Zoe Wood 

A stitch in time – new era for home sewing

Television programmes and YouTube tutorials are inspiring millions of people to make their own clothes
  
  

A sewer working on a new piece of clothing.
Premade patterns, equipment and material sales are on the rise, in the wake of shows like The Great British Sewing Bee. Photograph: Christophe Ena/AP

First came the home-baking revival, which prompted trays, tins and icing accoutrements to fly off shop shelves. Now more retro skills are making a big comeback: home sewing and dressmaking.

Retailers are reporting a big leap in sales of dressmaking patterns and sewing machines, as a new generation battles with bobbins, pins and pinking shears.

More than 1m people - almost all women - have taken up sewing in the last three years, according to research by the Craft & Hobby Trade Association (CHA-UK), and 7.7m now count running up their own clothes as a hobby.

According to Hobbycraft, the UK’s biggest arts and crafts retailer, sales of patterns for both sewing and knitting soared 60% in 2016 — even though a dress pattern can cost more than a similar finished item at Primark — while sales of sewing machines have climbed nearly 30%.

There has been a similar surge in the numbers reaching for their knitting needles, with their ranks swelling by 900,000 to 6.8m over the same period.

Katharine Poulter, commercial director at Hobbycraft, said that, just as the Great British Bake-off boosted home baking, the BBC’s The Great British Sewing Bee has helped rekindle interest in tailor’s chalk and tape measures. The TV shows, says Poulter, “make people think the makers movement is a lovely thing to be part of.”

Low cost high street fashion and the end of school needlework lessons put a big dent in the popularity of sewing in the 80s and 90s, but the Sewing Bee, together with YouTube tutorials, enthusiastic hipsters and the wider handicrafts’ renaissance has aided its comeback.

“How we learn to do things is different now,” says CHA-UK executive director Craig De Souza. “If you don’t know how to sew and knit you can just watch a video on Youtube.”

Alex Jaycott, a director at Jaycotts, a Cheshire based family business that has been selling patterns and sewing equipment since 1920, says there has been a “definite resurgence” in interest. “In the last couple of years we have seen a huge uplift in sales of patterns and sewing equipment,” he said. “There’s been grassroots interest in sewing, thanks to the TV, but there is also the hipster thing going on, with the younger generation getting into it.”

Jaycott says sales have been boosted, as well-known pattern brands, such as Vogue and Butterick, have reissued vintage designs. One of last year’s bestsellers was Vogue’s Mondrian Dress, a £10 pattern that enables DIY fashion enthusiasts to stitch together a lookalike of a classic 60’s Yves Saint Laurent creation.

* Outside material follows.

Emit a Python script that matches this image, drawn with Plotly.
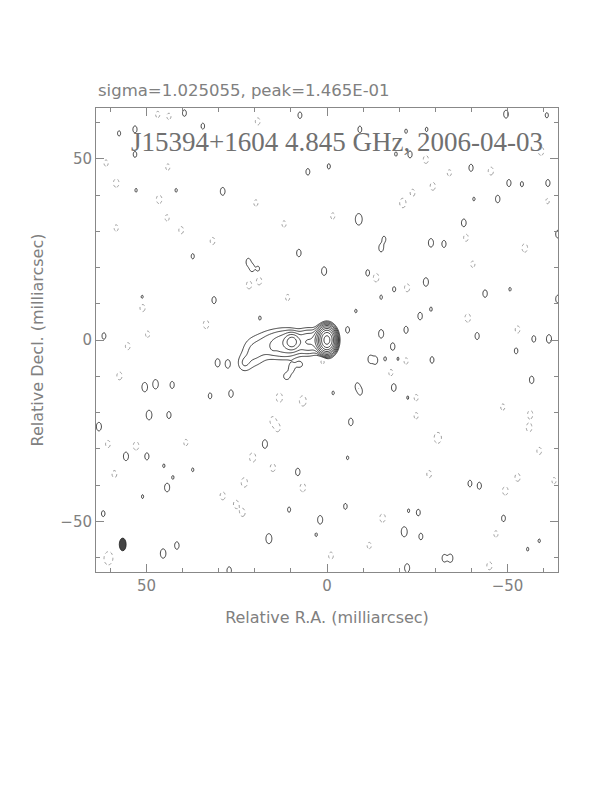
import numpy as np
import plotly.graph_objects as go

# Source model components (relative intensity in units of the lowest contour)
src_ra = [0.0, 1.5, 5.0, 9.7, 11.0, 15.5, 20.5, 23.0, 15.0, 11.2, 9.8, 7.6]
src_dec = [0.0, 0.0, -0.5, -0.5, -1.0, -1.2, -3.5, -6.5, -2.3, -10.0, -7.8, -6.8]
src_amp = [700.0, 30.0, 8.0, 20.0, 6.0, 2.8, 2.1, 1.6, 0.8, 1.5, 1.5, 1.4]
src_sx = [1.0, 1.1, 2.0, 1.1, 2.5, 2.8, 2.2, 1.3, 0.6, 0.9, 0.8, 0.9]
src_sy = [1.45, 1.5, 1.9, 1.2, 2.2, 2.5, 2.8, 1.6, 0.8, 1.0, 1.2, 0.8]

# Positive noise peaks (solid contours): position and peak
pos_ra = [39.5, 34.4, 7.5, 57.6, 53.2, 53.2, 5.3, -0.5, 28.9, 41.8, 52.9, 37.2,
          21.8, 20.8, 19.1, 7.8, 0.8, 31.3, 61.8, 51.2, 18.6, -49.6, -60.9, -9.1,
          -21.9, -27.6, -19.1, -23.0, -39.9, -50.4, -54.0, -61.2, -47.3, -40.7,
          -8.8, -37.9, -28.8, -32.4, -15.0, -15.8, -11.3, -27.4, -18.6, -15.0,
          -43.8, -50.7, -64.0, -8.0, -25.8, -28.8, -5.7, -15.0, -21.9, -41.6,
          -57.3, -61.5, -64.0, 30.3, 27.5, 50.5, 47.5, 42.9, 32.4, 26.6, 49.3,
          43.8, 63.2, -1.7, 17.2, 55.7, 49.9, 37.2, 44.3, 51.1, 62.0, 8.1, 10.5,
          1.9, 16.1, 3.0, 41.6, 45.4, 27.1, 42.7, 45.2, -18.2, -52.4, -12.0,
          -13.4, -16.1, -19.7, -29.1, -8.4, -9.2, -18.5, -56.7, -22.4, -6.6,
          -5.7, -39.6, -42.2, -5.1, -25.3, -22.6, -48.9, -21.4, -26.0, -32.5,
          -34.2, -22.2, -58.8, -55.6]
pos_dec = [62.6, 59.0, 62.0, 57.0, 58.1, 51.2, 46.4, 47.9, 41.0, 41.3, 41.3, 23.1,
           21.5, 19.9, 19.6, 24.0, 19.0, 11.0, 1.1, 11.8, 6.1, 62.3, 62.0, 58.1,
           57.6, 58.1, 51.3, 51.2, 47.5, 43.3, 43.0, 43.3, 38.9, 38.9,
           33.3, 32.3, 26.8, 26.5, 25.4, 27.8, 18.5, 16.0, 14.0, 11.8,
           12.8, 14.0, 11.3, 8.0, 6.6, 8.5, 2.8, 1.7, 2.8, 1.1,
           0.3, 0.3, 29.2, -6.3, -6.6, -13.0, -12.2, -12.4, -15.4, -14.8, -20.7,
           -20.7, -23.9, -14.6, -28.7, -32.1, -32.1, -35.8, -40.7, -43.2, -47.9, -36.4, -46.8,
           -49.6, -54.8, -53.7, -56.7, -58.9, -63.6, -37.9, -34.7, -1.8, -3.0, -5.3,
           -5.6, -5.2, -5.2, -5.5, -12.8, -14.2, -13.1, -11.0, -15.9, -22.6,
           -32.5, -39.6, -40.2, -45.9, -47.6, -47.1, -49.2, -52.9, -54.2, -60.2,
           -60.2, -62.9, -55.4, -57.7]
pos_amp = [1.5, 1.4, 1.5, 1.3, 1.6, 1.4, 1.5, 1.3, 1.8, 1.15, 1.15, 1.3,
           1.7, 1.7, 1.3, 1.7, 2.0, 1.6, 1.5, 1.2, 1.15, 1.8, 1.3, 1.5,
           1.2, 1.2, 1.2, 1.6, 1.6, 1.6, 1.3, 1.6, 1.7, 1.15,
           3.5, 1.8, 2.0, 1.6, 1.8, 1.4, 1.5, 2.0, 1.3, 1.2,
           1.7, 1.15, 1.8, 1.15, 1.7, 1.2, 1.5, 2.0, 1.6, 1.6,
           1.5, 2.0, 1.8, 1.9, 2.0, 2.3, 2.3, 1.6, 1.4, 1.7, 2.4,
           1.6, 2.0, 1.15, 2.0, 2.0, 1.6, 1.15, 2.0, 1.15, 1.4, 1.7, 1.3,
           2.0, 2.6, 1.15, 1.7, 2.3, 1.7, 1.15, 1.15, 1.7, 1.4, 1.8,
           1.8, 1.2, 1.15, 1.5, 1.6, 1.6, 1.8, 1.7, 1.15, 1.7,
           1.15, 1.5, 1.6, 1.4, 1.5, 1.15, 1.5, 2.6, 1.5, 1.7,
           1.9, 2.0, 1.15, 1.15]

# Negative noise troughs (dotted contours): position and depth
neg_ra = [46.9, 43.8, 19.2, 61.2, 44.1, 58.4, 46.5, 19.7, 44.3, 58.4, 40.4, 31.7,
          18.8, 21.6, 10.9, 51.1, 33.5, -1.6, 11.9, 49.7, -59.3, -27.4, -45.4,
          -33.9, -29.3, -23.7, -21.0, -38.5, -54.8, -40.4, -13.6, -22.2, -39.0,
          -52.8, -61.1, 55.2, 57.5, 13.2, 6.7, 15.0, 13.7, 39.1, 52.9, 20.6,
          15.0, 22.9, 6.7, 28.9, 25.2, 23.4, 58.9, 60.7, 1.2, -21.9, -17.7,
          -24.7, -24.7, -30.7, -48.7, -56.3, -56.0, -58.8, -28.3, -52.8, -49.4,
          -15.4, -46.8, -11.7, -1.1, -45.0, -62.9, 60.7, 60.4]
neg_dec = [62.2, 61.7, 60.3, 48.8, 47.7, 43.3, 38.8, 37.8, 33.7, 30.9, 30.3, 27.3,
           16.3, 15.2, 11.7, 8.9, 4.3, 34.2, 32.0, 1.6, 52.1, 49.8, 46.6,
           46.1, 42.4, 40.6, 37.8, 28.2, 25.4, 20.9, 17.2, 14.4, 6.1,
           2.9, 38.3, -1.7, -9.9, -15.9, -16.8, -22.3, -24.2, -28.3, -29.2, -32.4,
           -35.2, -39.3, -40.7, -43.0, -45.3, -47.6, -37.0, -60.4, -5.8, -5.8, -9.0,
           -15.9, -20.9, -27.0, -18.5, -20.5, -24.2, -30.6, -37.0, -37.9, -41.6,
           -49.1, -53.5, -56.7, -59.5, -62.3, -38.8, -28.7, -60.0]
neg_amp = [1.3, 1.3, 1.4, 1.3, 1.3, 1.6, 1.6, 1.3, 1.3, 1.3, 1.4, 1.4,
           1.5, 1.5, 1.3, 1.5, 1.6, 1.3, 1.3, 1.3, 1.6, 1.5, 1.5,
           1.3, 1.5, 1.4, 1.8, 1.4, 1.6, 1.3, 1.6, 1.5, 1.6,
           1.4, 1.2, 1.4, 1.5, 1.8, 2.0, 1.6, 1.5, 1.3, 1.6, 1.8,
           1.5, 1.8, 1.6, 1.5, 1.5, 1.5, 1.4, 1.6, 1.3, 1.3, 1.3,
           1.3, 1.3, 2.2, 1.3, 1.5, 1.6, 1.4, 1.4, 1.5, 1.6,
           1.6, 1.3, 1.3, 1.4, 1.5, 1.3, 1.4, 1.6]

# Restoring beam (mas)
beam_ra = [56.6]
beam_dec = [-56.4]
beam_width = [1.9]
beam_height = [3.5]

x_ticks = [50, 0, -50]
y_ticks = [-50, 0, 50]
sigma_text = "sigma=1.025055, peak=1.465E-01"
map_title = "J15394+1604 4.845 GHz, 2006-04-03"

# ---------------- build the brightness grid ----------------
step = 0.25
ra_grid = np.arange(-64.0, 64.0 + step / 2, step)
dec_grid = np.arange(-64.0, 64.0 + step / 2, step)
RA, DEC = np.meshgrid(ra_grid, dec_grid)
field = np.zeros_like(RA)

NOISE_CAP = 1.85  # noise peaks never reach the second contour


def add_component(ra0, dec0, amp, sx, sy):
    global field
    field += amp * np.exp(-0.5 * ((RA - ra0) / sx) ** 2 - 0.5 * ((DEC - dec0) / sy) ** 2)


def add_noise(ra0, dec0, amp, sx, sy, sign):
    # keep the same first-contour footprint while capping the peak
    a_eff = min(amp, NOISE_CAP)
    scale = np.sqrt(np.log(amp) / np.log(a_eff)) if amp > a_eff else 1.0
    add_component(ra0, dec0, sign * a_eff, sx * scale, sy * scale)


for r, d, a, sx, sy in zip(src_ra, src_dec, src_amp, src_sx, src_sy):
    add_component(r, d, a, sx, sy)
for r, d, a in zip(pos_ra, pos_dec, pos_amp):
    add_noise(r, d, a, 0.6, 1.0, 1.0)
for r, d, a in zip(neg_ra, neg_dec, neg_amp):
    add_noise(r, d, a, 0.8, 1.2, -1.0)

z_pos = np.log2(np.clip(field, 1e-3, None))
z_neg = -field

fig = go.Figure()
fig.add_trace(go.Contour(
    x=ra_grid, y=dec_grid, z=z_pos,
    contours=dict(start=0, end=9, size=1, coloring="lines"),
    colorscale=[[0, "#111111"], [1, "#111111"]],
    showscale=False, line=dict(width=0.8, smoothing=1.0),
    hoverinfo="skip",
))
fig.add_trace(go.Contour(
    x=ra_grid, y=dec_grid, z=z_neg,
    contours=dict(start=1, end=1.5, size=1, coloring="lines"),
    colorscale=[[0, "#999999"], [1, "#999999"]],
    showscale=False, line=dict(width=1, dash="dot", smoothing=1.0),
    hoverinfo="skip",
))

for r, d, w, h in zip(beam_ra, beam_dec, beam_width, beam_height):
    fig.add_shape(type="circle", xref="x", yref="y",
                  x0=r - w / 2, x1=r + w / 2, y0=d - h / 2, y1=d + h / 2,
                  fillcolor="#444444", line=dict(width=0.8, color="#222222"))

SANS = "DejaVu Sans"
axis_common = dict(
    showgrid=False, zeroline=False, showline=True, linecolor="#888888", linewidth=1,
    mirror="allticks", ticks="inside", ticklen=8, tickcolor="#888888", tickwidth=1,
    minor=dict(dtick=10, ticks="inside", ticklen=4, tickcolor="#888888", tickwidth=1),
    tickfont=dict(family=SANS, size=15, color="#808080"),
    automargin=False,
)

fig.update_xaxes(range=[64, -64], tickvals=x_ticks,
                 title=dict(text="Relative R.A. (milliarcsec)",
                            font=dict(family=SANS, size=16, color="#808080"),
                            standoff=17),
                 **axis_common)
fig.update_yaxes(range=[-64, 64], tickvals=y_ticks,
                 title=dict(text="Relative Decl. (milliarcsec)",
                            font=dict(family=SANS, size=16, color="#808080"),
                            standoff=12),
                 **axis_common)

fig.add_annotation(text=sigma_text, xref="paper", yref="paper", x=0.0, y=1.037,
                   xanchor="left", yanchor="middle", showarrow=False,
                   font=dict(family=SANS, size=16.5, color="#808080"))
fig.add_annotation(text=map_title, xref="paper", yref="paper", x=0.522, y=0.927,
                   xanchor="center", yanchor="middle", showarrow=False,
                   font=dict(family="Liberation Serif", size=27, color="#707070"))

# page body adds an 8 px offset, so margins are reduced accordingly
fig.update_layout(
    width=612, height=792,
    margin=dict(l=88, r=62, t=100, b=228, autoexpand=False),
    paper_bgcolor="white", plot_bgcolor="white",
    showlegend=False,
)

fig.write_html("out.html")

“I’ve been in the business 30 years and certainly during the 80s and 90s it was tailing off and a lot of schools wouldn’t have had a sewing machine in the building,” says Jaycott. “Over the last decade it has started to come back and sewing is being tackled from a fashion and design point of view.”

While many women used to learn how to sew in a straight line from their mother or grandmother, more recently that transfer of knowledge has broken down. Stores like Hobbycraft and John Lewis have stepped into the breach by offering tutorials, but for many learners the internet is key. A search on the word “sewing” produces 1.9m how-to videos, tackling everything from threading a sewing machine to guides demonstrating how to draw your own complex patterns.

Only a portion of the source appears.